Some physicists argue that time itself may emerge from quantum entanglement or information processing, implying fundamental limits on manipulation. Others, like those studying loop quantum gravity, seek to quantize spacetime and resolve singularities that might otherwise allow CTCs.
Philosophical and Ethical Dimensions
Beyond physics, time travel raises deep philosophical issues. If backward travel were possible, determinism versus free will comes into question. Would the past be fixed, or malleable? Ethical concerns include interference with historical events, potential creation of alternate timelines, and responsibility for changes.
Cultural depictions, from H.G. Wells’ “The Time Machine” to films like “Back to the Future,” highlight these tensions while popularizing concepts. Yet science distinguishes entertainment from rigorous theory.
Conclusion: Theoretically Intriguing, Practically Remote
In summary, forward time travel through relativistic effects is not only possible but demonstrated on small scales. Backward time travel finds support in specific solutions of general relativity, particularly via closed timelike curves and stabilized wormholes. However, quantum effects, energy requirements, chronology protection, and paradoxes present formidable barriers.
Most physicists consider macroscopic, controllable time travel into the past highly improbable with known physics. It would require breakthroughs in exotic matter production, quantum gravity unification, and perhaps entirely new paradigms. While the mathematics keeps the door slightly ajar, engineering and consistency challenges make practical realization seem distant or impossible.

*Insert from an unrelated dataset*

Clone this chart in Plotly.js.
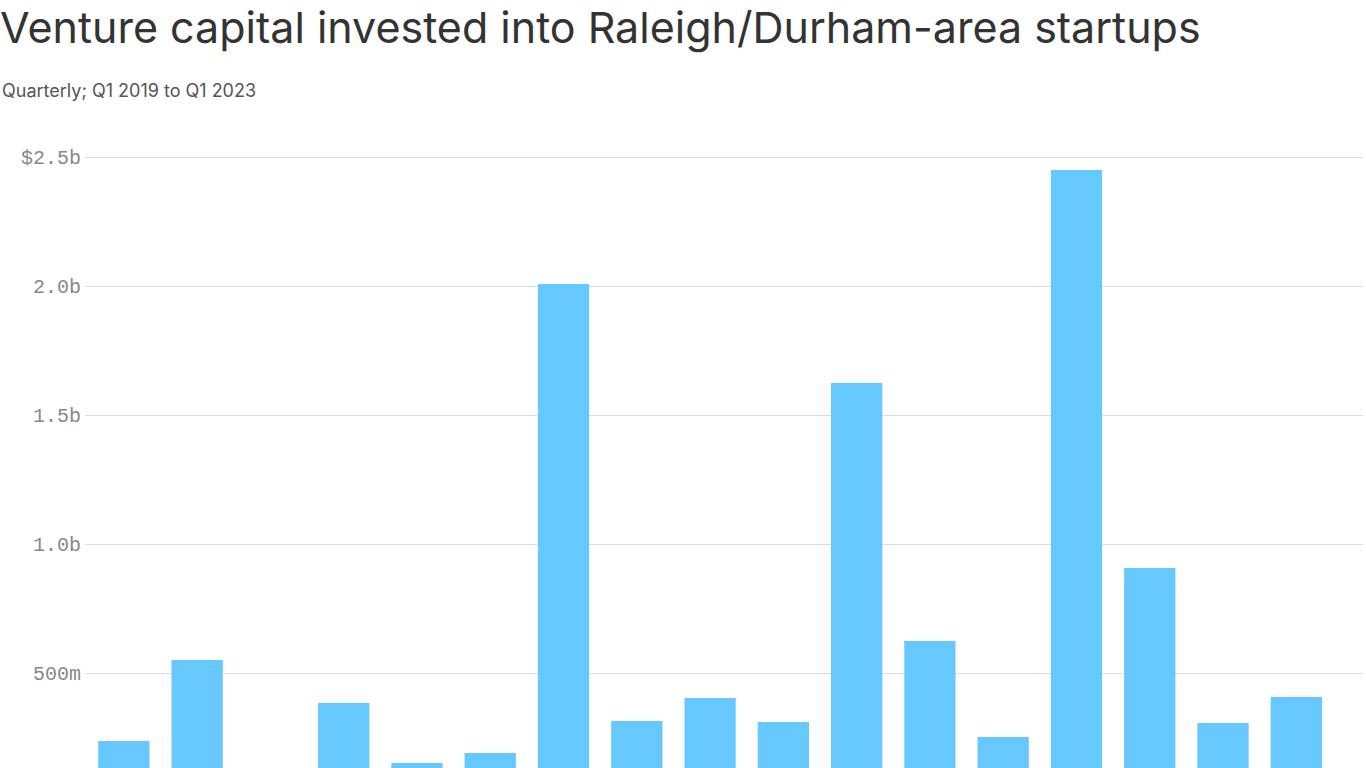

The study of time travel continues to drive advances in theoretical physics, pushing boundaries of our understanding of spacetime, causality, and the universe. Whether it remains forever confined to thought experiments or one day surprises us with feasibility, the pursuit itself enriches scientific inquiry. As we probe deeper with tools like gravitational wave detectors and quantum computers, answers may evolve, but for now, time travel stands as a profound reminder of how much remains unknown about the fabric of reality.